Learning robust manipulation policies typically requires large and diverse datasets, the collection of which is time-consuming, labor-intensive, and often impractical for dynamic environments. In this work, we introduce DynaMimicGen (D-MG), a scalable dataset generation framework that enables policy training from minimal human supervision while uniquely supporting dynamic task settings. Given only a few human demonstrations, D-MG first segments the demonstrations into meaningful sub-tasks, then leverages Dynamic Movement Primitives (DMPs) to adapt and generalize the demonstrated behaviors to novel and dynamically changing environments. Improving prior methods that rely on static assumptions or simplistic trajectory interpolation, D-MG produces smooth, realistic, and task-consistent Cartesian trajectories that adapt in real time to changes in object poses, robot states, or scene geometry during task execution. Our method supports different scenarios - including scene layouts, object instances, and robot configurations - making it suitable for both static and highly dynamic manipulation tasks. We show that robot agents trained via imitation learning on D-MG-generated data achieve strong performance across long-horizon and contact-rich benchmarks, including tasks like cube stacking and placing mugs in drawers, even under unpredictable environment changes. By eliminating the need for extensive human demonstrations and enabling generalization in dynamic settings, D-MG offers a powerful and efficient alternative to manual data collection, paving the way toward scalable, autonomous robot learning.
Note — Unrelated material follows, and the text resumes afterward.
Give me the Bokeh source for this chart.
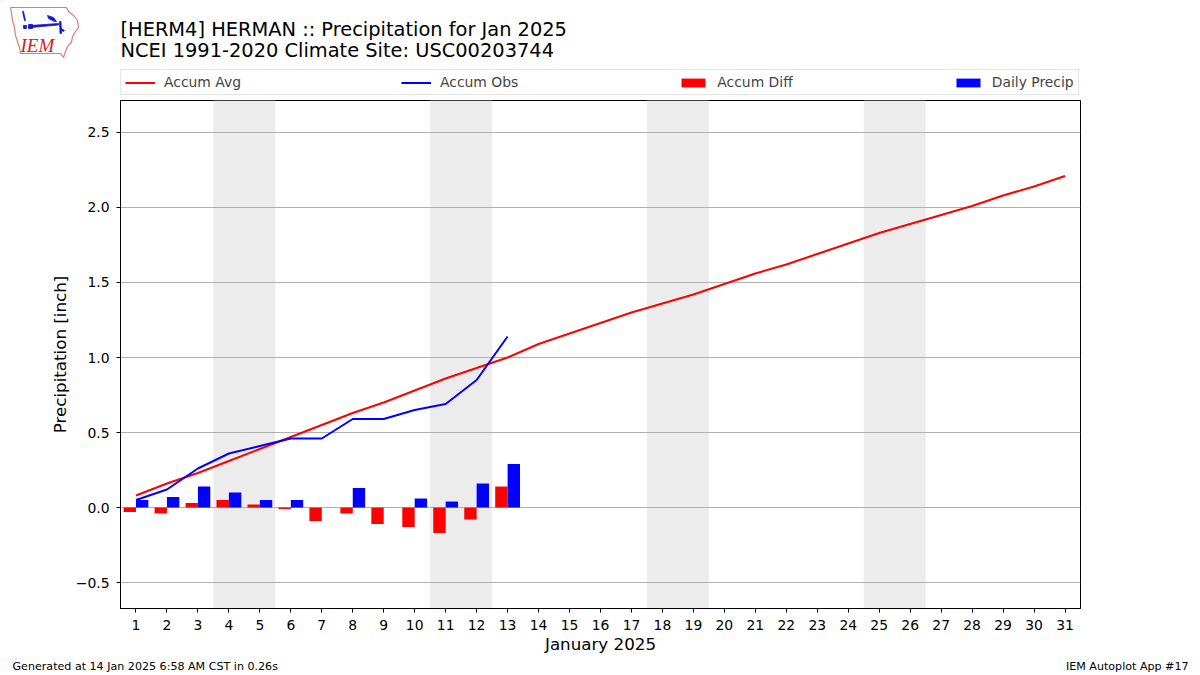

DynaMimicGen: A Data Generation Framework for Robot Learning of Dynamic Tasks

TL;DR

DynaMimicGen (D-MG) introduces a scalable pipeline that converts one or two human demonstrations into large, diverse, and dynamically adaptable datasets for robotic manipulation by segmenting tasks into object-centric subtasks and encoding each with Dynamic Movement Primitives. It enables real-time adaptation to changing object poses and scene geometry, generating data under dynamic disturbances to improve policy robustness. Across Stack, Square, and MugCleanup tasks, D-MG achieves high data-generation rates and yields downstream policies with superior performance compared to MimicGen, demonstrated in both image-based and low-dimensional observations, including real-world experiments with a Franka Panda. The work highlights the practical impact of dynamic data generation for scalable imitation learning, while acknowledging limitations such as the need for known subtask sequences, reliable perception, and single-arm operation, and outlining future directions in obstacle-aware planning, multi-object dependencies, and sim-to-real transfer.

Abstract

Learning robust manipulation policies typically requires large and diverse datasets, the collection of which is time-consuming, labor-intensive, and often impractical for dynamic environments. In this work, we introduce DynaMimicGen (D-MG), a scalable dataset generation framework that enables policy training from minimal human supervision while uniquely supporting dynamic task settings. Given only a few human demonstrations, D-MG first segments the demonstrations into meaningful sub-tasks, then leverages Dynamic Movement Primitives (DMPs) to adapt and generalize the demonstrated behaviors to novel and dynamically changing environments. Improving prior methods that rely on static assumptions or simplistic trajectory interpolation, D-MG produces smooth, realistic, and task-consistent Cartesian trajectories that adapt in real time to changes in object poses, robot states, or scene geometry during task execution. Our method supports different scenarios - including scene layouts, object instances, and robot configurations - making it suitable for both static and highly dynamic manipulation tasks. We show that robot agents trained via imitation learning on D-MG-generated data achieve strong performance across long-horizon and contact-rich benchmarks, including tasks like cube stacking and placing mugs in drawers, even under unpredictable environment changes. By eliminating the need for extensive human demonstrations and enabling generalization in dynamic settings, D-MG offers a powerful and efficient alternative to manual data collection, paving the way toward scalable, autonomous robot learning.

Paper Structure

This paper contains 37 sections, 9 equations, 5 figures, 8 tables.

Figures (5)

  • Figure 1: Overview of the DynaMimicGen system pipeline. (Left) DynaMimicGen begins by selecting the most relevant demonstration (highlighted in green) from the source dataset for the target task. It then identifies the appropriate reference segment (highlighted in red), corresponding to an object-centric subtask, to train a Dynamic Movement Primitive (DMP). (Right) To generate a new demonstration in a novel scene, DynaMimicGen (1) monitors the current state of the environment, (2) transforms the selected segment to generate the DMP goal for the current state configuration, and (3) executes the resulting trajectory. This process is performed with real-time monitoring of the environment to adapt the trajectory in response to dynamic changes.
  • Figure 2: Tasks. We show all of the simulation tasks in the figure above. They span different behaviors including pick-and-place, precise insertion and articulation, and include long-horizon tasks requiring chaining several behaviors together.
  • Figure 3: Initial states sampled from the $D_0$, $D_1$, and $D_2$ distributions for the Square task. Each distribution introduces increasing variability in the positions and orientations of the nut and peg, illustrating how task difficulty and generalization demands grow across the three settings.
  • Figure 4: Dynamic Dataset Generation. Example illustrating how DynaMimicGen (D-MG) introduces controlled perturbations to object positions during task execution. By continuously sensing the environment and adapting trajectories in response to these changes, D-MG generates diverse demonstrations that go beyond the original human demonstration, capturing a wide range of behaviors. This dynamic variation enhances the dataset’s richness, ultimately supporting the training of more robust and generalizable policies for robotic manipulation tasks.
  • Figure 5: Real-World Subtasks. Illustration of the three real-world manipulation tasks evaluated in our experiments: Lift, Stack, and Cleanup. These tasks span different levels of complexity and interaction dynamics, providing a representative benchmark for assessing the robustness and generalization ability of policies trained using DynaMimicGen-generated datasets.